Azusa, I am curious, why would you assume that learners who pronounce the sounds right will get the pitch wrong? I would assume that learners get the odd sound wrong and the odd pitch wrong.
Alexandre, I will assume that you know much more about pitch than I do, and that you are right about my wrong pitch in the recording. I have no idea if I get the pitch wrong all of the time, most of the time or just some of the time. Whether I get some words wrong all of the time, or just some of the time.
I am not at all motivated to deliberately work on pitch. I can imagine that others might be, but to me it is a distraction, and not a form language learning that I would enjoy. That is just me.
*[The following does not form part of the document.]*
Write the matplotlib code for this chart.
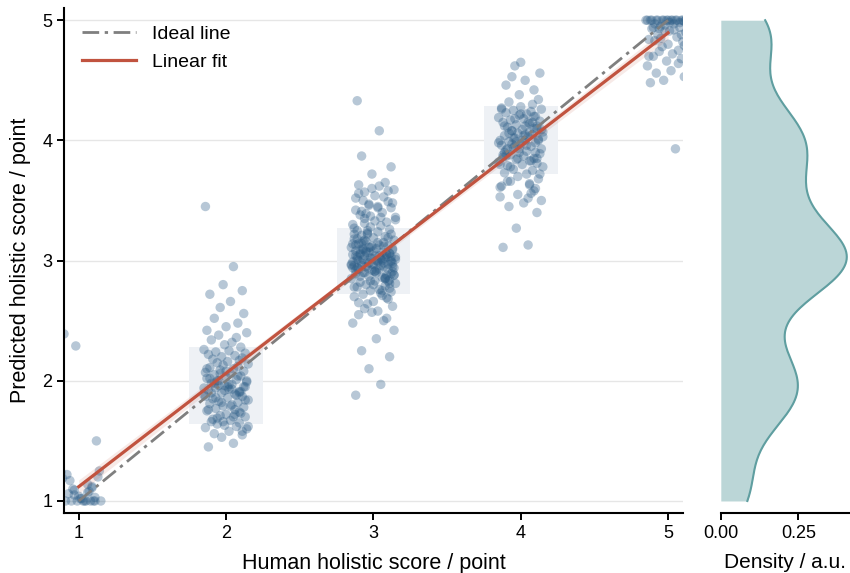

If I wanted to improve my Japanese, without being in Japan, I would read more, and listen to audio books. It is quite possible that if I spent more time listening to Japanese, my pitch would naturally improve, without thinking about it. But it is not something I would want to focus on.
When I hear a non-native speaker of English who uses the language well, I am impressed and would not be put off by an accent, and would not dream of correcting the accent.
The pursuit of perfect pitch may be of interest to some, but I do not think it is important, and that is my major area of disagreement with you.
Alexandre, you ask me how I know that my accent, or that of certain other non-natives, is good, certainly good enough. The answer is that I see them operating very effectively and I know that I have no trouble communicating in all kinds of situations in Japanese. That is good enough. It is good enough for my Japanse, and good enough for most of the non-native English speakers who master English.